Common approaches: (1) Below the low of the candle that touched/pierced the band (specific to the setup). (2) A fixed distance below the band (e.g., 0.5× ATR beyond band). (3) Below the lower band by a percentage (e.g., 1% below lower band). The key is giving enough room for normal volatility while limiting loss if bounce fails.

How do I build an adaptive Bollinger Band system?

Adaptive systems adjust parameters based on market conditions. For deviation: Use ATR ratio (current vs average) to scale the multiplier. For period: Use efficiency ratio or ADX to determine optimal length. Implementation requires coding custom indicators. Backtest adaptive vs static to confirm improvement, and walk-forward validate.

What's the Keltner-Bollinger squeeze indicator?

The squeeze indicator compares Bollinger Bands to Keltner Channels. When Bollinger is inside Keltner (BB narrower), it's a squeeze - extreme low volatility expecting breakout. When Bollinger is outside Keltner (BB wider), volatility is expanded. Use this to filter: only trade bounces when Bollinger is outside Keltner (no squeeze).

How do professionals use Bollinger Bands in systematic trading?

Professionals often use BB as one component in multi-factor models. They might combine %B with trend, momentum, and volume factors. Position sizing often scales with bandwidth - smaller in squeezes, larger in expanded bands. Everything is backtested across instruments and regimes with walk-forward validation.

What machine learning approach works for BB bounce prediction?

Classification works well: predict bounce success (price reaches middle band) or failure. Use features: %B, bandwidth, bandwidth percentile, ADX, RSI, volume ratio, candlestick pattern, higher TF position. Train Random Forest or XGBoost. Set probability threshold (>60%) to filter signals. Walk-forward validate and monitor accuracy in live trading.

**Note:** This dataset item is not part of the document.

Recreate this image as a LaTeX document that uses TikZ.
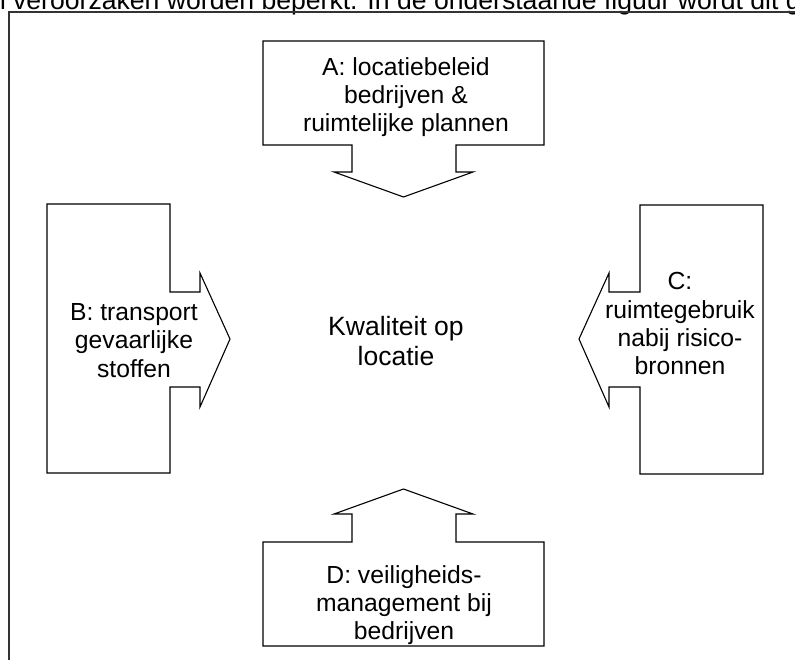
\documentclass[tikz,border=0pt]{standalone}
\usepackage{fontspec}
\setmainfont{Liberation Sans}
\begin{document}
\begin{tikzpicture}[x=1pt, y=-1pt,
  frameline/.style={draw=black!80, line width=2pt},
  blockarrow/.style={draw=black, line width=1.1pt, fill=white, line join=miter},
  label/.style={inner sep=0pt, align=center, anchor=north,
    font=\fontsize{24.7}{28.3}\selectfont},
  mainlabel/.style={inner sep=0pt, align=center, anchor=north,
    font=\fontsize{26.5}{30.5}\selectfont},
  bodytext/.style={inner sep=0pt, anchor=base west,
    font=\fontsize{26.6}{30}\selectfont}]
  \useasboundingbox (0,0) rectangle (795,660);
  \clip (0,0) rectangle (795,660);

  % running text above the figure
  \node[bodytext] (toptext) at (-9.2,9.5)
    {n veroorzaken worden beperkt. In de onderstaande figuur wordt dit g};

  % frame around the figure
  \draw[frameline] (9,670) -- (9,12) -- (805,12);

  % A: arrow pointing down
  \draw[blockarrow] (263,41) -- (544,41) -- (544,145) -- (456,145) -- (456,172)
    -- (473,172) -- (403.5,197) -- (334,172) -- (352,172) -- (352,145)
    -- (263,145) -- cycle;
  % D: arrow pointing up
  \draw[blockarrow] (263,646) -- (544,646) -- (544,542) -- (456,542) -- (456,514)
    -- (473,514) -- (403.5,489) -- (334,514) -- (352,514) -- (352,542)
    -- (263,542) -- cycle;
  % B: arrow pointing right
  \draw[blockarrow] (47,204) -- (170,204) -- (170,292) -- (200,292) -- (200,273)
    -- (230,339) -- (200,407) -- (200,387) -- (170,387) -- (170,473)
    -- (47,473) -- cycle;
  % C: arrow pointing left
  \draw[blockarrow] (763,205) -- (640,205) -- (640,292) -- (609,292) -- (609,273)
    -- (579,339) -- (609,407) -- (609,387) -- (640,387) -- (640,474)
    -- (763,474) -- cycle;

  % labels
  \node[label] (textA) at (406,57.3)
    {A: locatiebeleid\\bedrijven \&\\ruimtelijke plannen};
  \node[label] (textB) at (134,303.3)
    {B: transport\\gevaarlijke\\stoffen};
  \node[label] (textC) at (680,272.3)
    {C:\\ruimtegebruik\\nabij risico-\\bronnen};
  \node[label] (textD) at (404,565)
    {D: veiligheids-\\management bij\\bedrijven};
  \node[mainlabel] (center) at (396,316)
    {Kwaliteit op\\locatie};
\end{tikzpicture}
\end{document}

How do I avoid curve-fitting when optimizing BB parameters?

Key practices: (1) Use standard parameters (20, 2) as baseline. (2) Test nearby parameters for robustness - if only one exact setting works, it's overfit. (3) Walk-forward optimize: optimize on period 1, test on period 2, repeat. (4) Keep rules simple. (5) Accept somewhat lower backtested returns for real-world robustness.